Playing games with the armed forces

ALEXIS PAPACHELAS

TAGS: Defense, Politics

Greece should not return to the past when, for many years, cronyism dominated the promotion policy in the armed and security forces, causing great damage. Back then, it was much more important whose “team” an officer was in and which politician he had a close relationship with, rather than how capable he really was. People who did not deserve important promotions found themselves in key positions.

The worst part is that the country entered a vicious cycle: One political party removed capable officers for purely political reasons. Then the next party came to power and recalled them, sending its opponents into retirement. This resulted in a climate of vengefulness and low morale in the armed forces. Younger officers who saw what was happening were disappointed when they realized that the only way to rise through the military ranks was through the help of a politician or some other “patron.”

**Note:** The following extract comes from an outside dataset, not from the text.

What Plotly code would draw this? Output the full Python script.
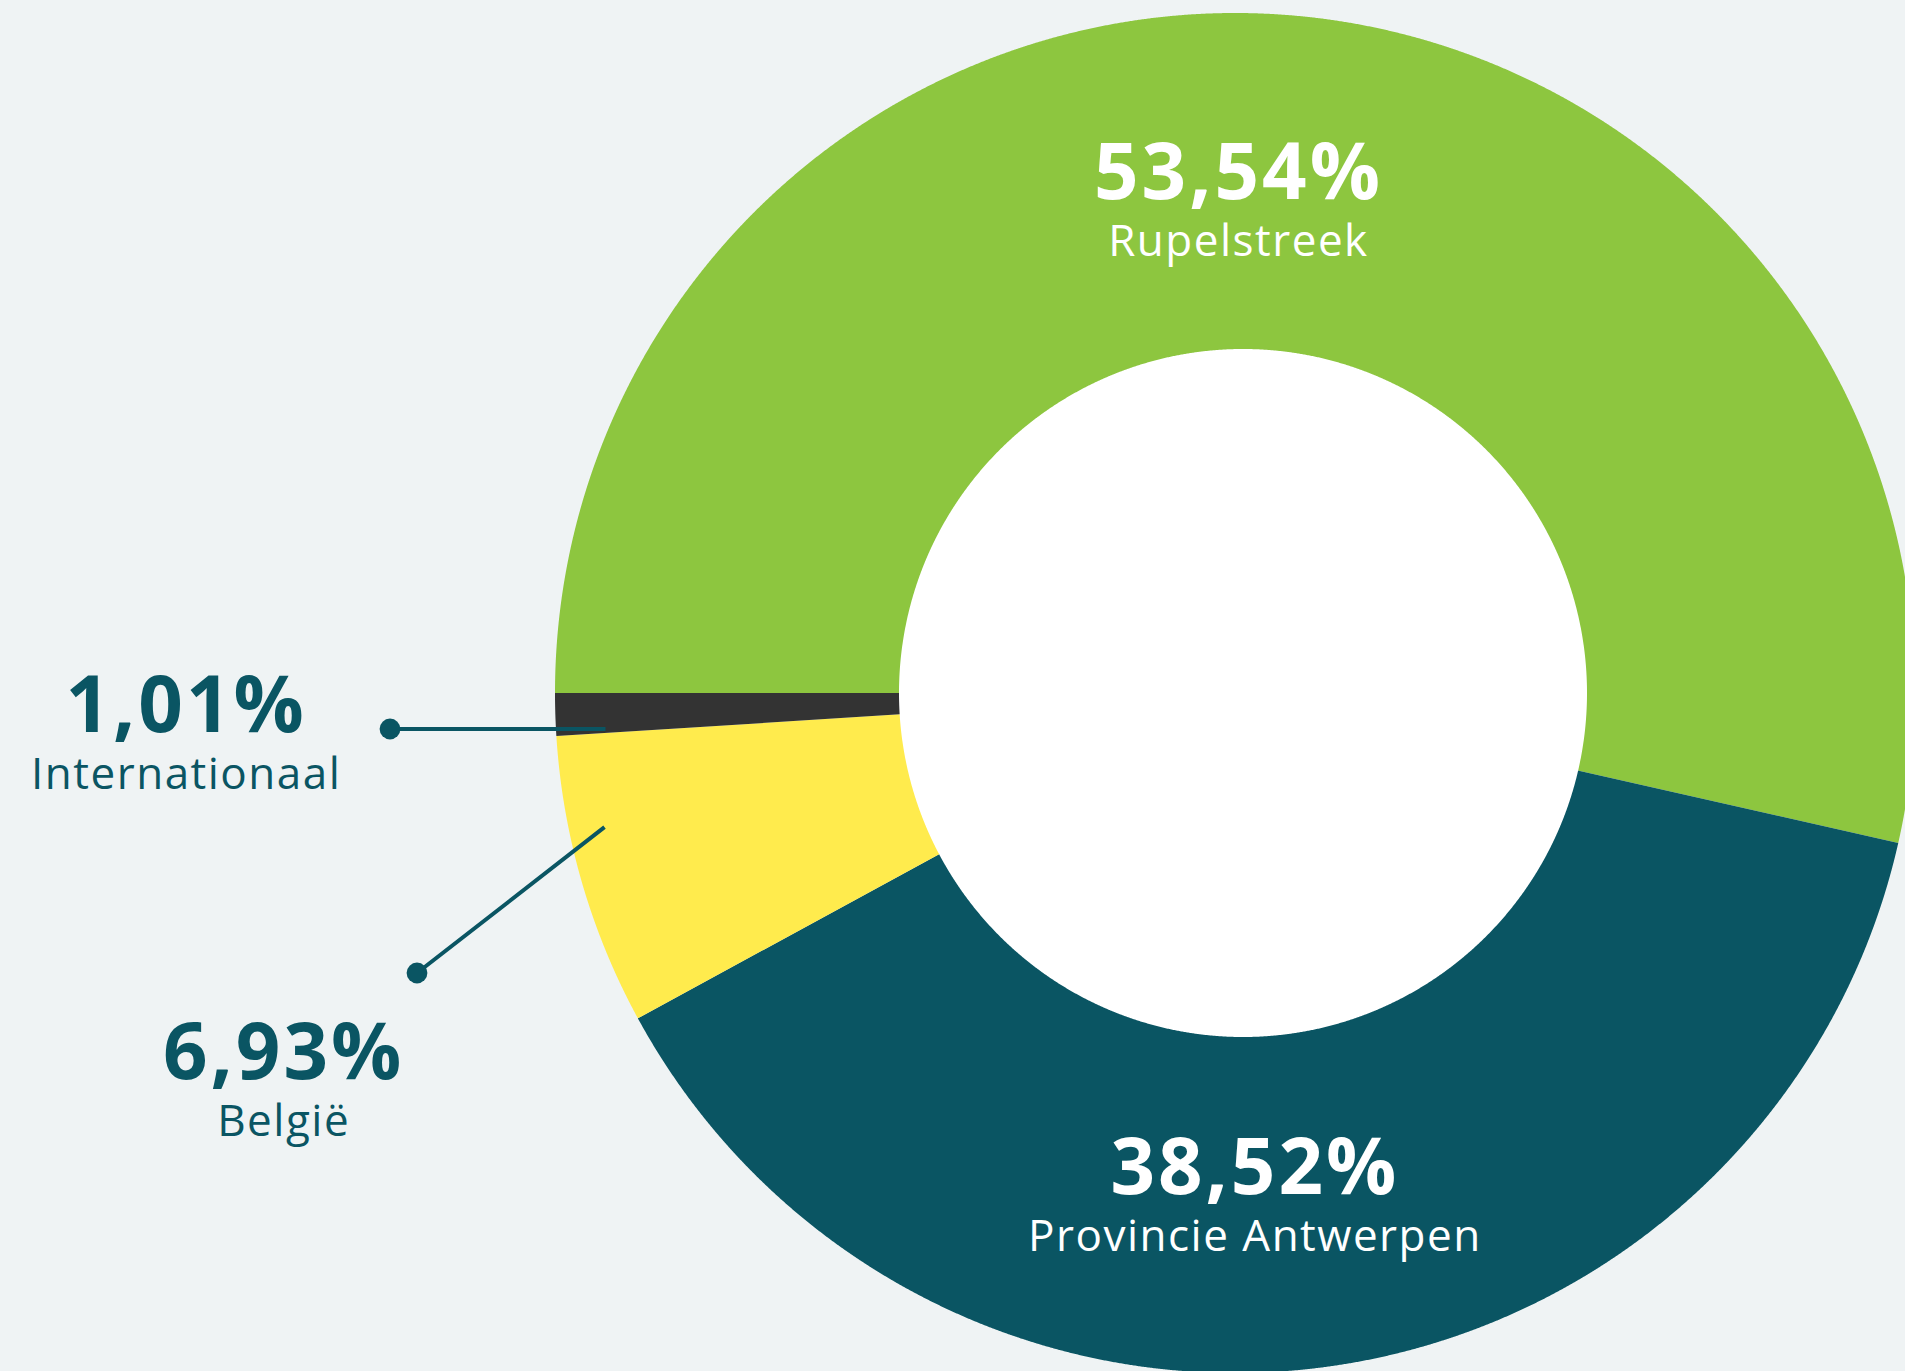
import numpy as np
import plotly.graph_objects as go

# ---------------- data ----------------
categories = ["Rupelstreek", "Provincie Antwerpen", "België", "Internationaal"]
shares = [53.54, 38.52, 6.93, 1.01]
pct_labels = ["53,54%", "38,52%", "6,93%", "1,01%"]

# ---------------- style ----------------
colors = ["#8dc63f", "#0a5563", "#ffeb4d", "#333333"]
BG = "#eff3f4"
TEAL = "#0a5563"
FONT = "Open Sans"

W, H = 1905, 1371
CX, CY, UNIT = 1235.0, 693.0, 680.0      # donut centre (px) and outer radius (px)
HOLE_DX, HOLE_R = 8.0 / UNIT, 344.0 / UNIT


def to_data(px, py):
    return (px - CX) / UNIT, (CY - py) / UNIT


fig = go.Figure()

# slices: start at 9 o'clock, clockwise
total = sum(shares)
start = 180.0
for cat, val, col in zip(categories, shares, colors):
    sweep = val / total * 360.0
    a = np.radians(np.linspace(start, start - sweep, max(int(sweep * 10), 16)))
    xs = np.concatenate([[0.0], np.cos(a), [0.0]])
    ys = np.concatenate([[0.0], np.sin(a), [0.0]])
    fig.add_trace(go.Scatter(x=xs, y=ys, mode="lines", fill="toself",
                             fillcolor=col, line=dict(width=0, color=col, simplify=False),
                             name=cat, hoverinfo="name", showlegend=False))
    start -= sweep

# white hole
t = np.radians(np.linspace(0, 360, 2161))
fig.add_trace(go.Scatter(x=HOLE_DX + HOLE_R * np.cos(t), y=HOLE_R * np.sin(t),
                         mode="lines", fill="toself", fillcolor="#ffffff",
                         line=dict(width=0, color="#ffffff", simplify=False),
                         hoverinfo="skip", showlegend=False))

# ---------------- labels ----------------
label_pos = {  # (centre x px, centre y px, colour)
    "Rupelstreek": (1238, 192, "#ffffff"),
    "Provincie Antwerpen": (1255, 1187, "#ffffff"),
    "België": (283, 1072, TEAL),
    "Internationaal": (186, 725, TEAL),
}
annotations = []
for cat, pct in zip(categories, pct_labels):
    px, py, col = label_pos[cat]
    x, y = to_data(px, py)
    txt = ("<span style='font-size:78px;letter-spacing:3px'><b>" + pct + "</b></span>"
           "<br><span style='letter-spacing:1.5px'>" + cat + "</span>")
    annotations.append(dict(x=x, y=y, xref="x", yref="y", text=txt,
                            showarrow=False, xanchor="center", yanchor="middle",
                            align="center",
                            font=dict(family=FONT, size=44, color=col)))

# leader lines with dot ends
leaders = [((390, 729), (607, 729)), ((417, 973), (606, 826))]
for (dx_, dy_), (ex, ey) in leaders:
    hx, hy = to_data(dx_, dy_)
    tx, ty = to_data(ex, ey)
    annotations.append(dict(x=hx, y=hy, xref="x", yref="y", ax=tx, ay=ty,
                            axref="x", ayref="y", text="", showarrow=True,
                            arrowhead=6, arrowsize=1.3, arrowwidth=4,
                            arrowcolor=TEAL, standoff=0, startstandoff=0))

x0, _ = to_data(0, 0)
x1, _ = to_data(W, 0)
_, y_top = to_data(0, 0)
_, y_bot = to_data(0, H)

fig.update_layout(
    width=W, height=H,
    margin=dict(l=0, r=0, t=0, b=0, pad=0),
    paper_bgcolor=BG, plot_bgcolor=BG,
    xaxis=dict(range=[x0, x1], visible=False, fixedrange=True),
    yaxis=dict(range=[y_bot, y_top], visible=False, fixedrange=True),
    annotations=annotations,
    showlegend=False,
    hovermode="closest",
)

fig.write_html("out.html",
               config={"displayModeBar": False},
               post_script="document.body.style.margin='0';document.body.style.overflow='hidden';")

We paid for this sick situation with the Imia incident in 1996, when Greece and Turkey came to the brink of war. The country’s political party leaders understood then that you can play games with state-run entities and ministries. It is an expensive game that may even lead to bankruptcy. Cronyism and playing games with the armed forces could easily lead to a loss of territorial sovereignty. The truth is that, after Imia, there have not been any egregious examples of inadequate officers placed in key posts, including in the period since the current government took power in 2015.

Today, however, there are numerous reasons to be concerned. Apart from the objections raised by the opposition, there is also what we call “the popular sentiment” expressed by people who have an objective view of the army, and who are concerned about some top selections and demotions that have taken place.

In their opinion, this is the first time in many years that they have seen a revival of the decisive role played by the political offices of government officials in determining military promotions. New factions have also been created and there have been unacceptable disputes between top officers, both retired and active. These disputes often resemble catfights.

The danger of retreating into the bad habits of the past is clearly apparent. We cannot afford to do this.